Whitlock offers another example of an institute team formed to study the effects of climate change on forest health, comparing tribal and nontribal lands. Professors from Salish Kootenai College, UM and MSU are working closely with tribal elders to gain insights on indigenous traditions of managing forests with fire.
The institute does more than set up teams as incubators of new research for expanded funding. In the future, it may be possible for students to sign up for courses at both universities via distance education. Meanwhile, autumn 2012 kicked off a seminar series titled “Rough Cut Science.” Each week, a faculty member from UM or MSU delivers a seminar at each campus. They share research and also get to know one another.
At UM, a new graduate program called Systems Ecology applies the cross-discipline principles of the institute, ensuring the research reflects what’s taking place in the real world in a meaningful way, Hauer says.

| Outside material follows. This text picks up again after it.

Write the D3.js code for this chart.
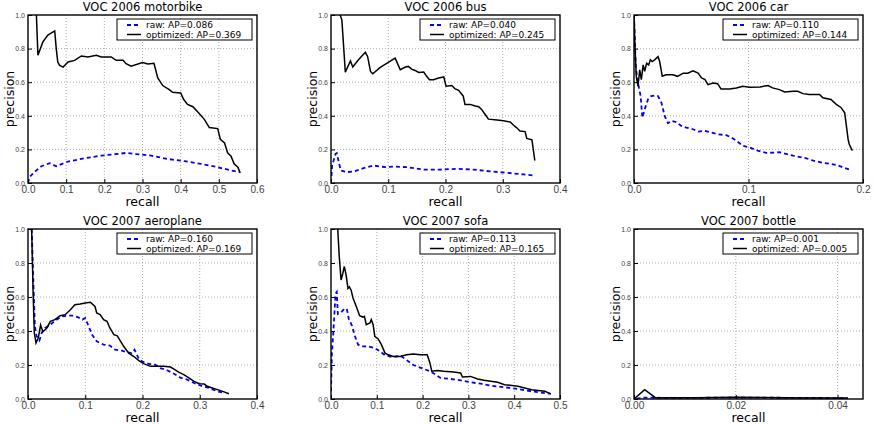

Ultimately, the work of the institute has to make a difference for Montanans and its children if it’s going to be successful, Hauer and Whitlock say. They are committed to putting the institute on a sustainable pathway that offers a national model of how to do research by pooling resources and talent.
“All of these people have very well-recognized careers in their own right,” Hauer says of the faculty who participate in the institute. “To be able to bring them together in an institute that fosters collaboration instead of individual scientists doing their own thing provides a structure for doing what they would really like to do anyway.”
Hauer believes that the incubation grants today will lead to fully funded research with the capacity for major “ah-ha!” discoveries of great significance to Montanans.
“Something that’s fundamentally transformative is not going to come buried deep within a discipline,” he says. “It’s at the edges where disciplines interact. That’s where transformative science and understanding comes about.”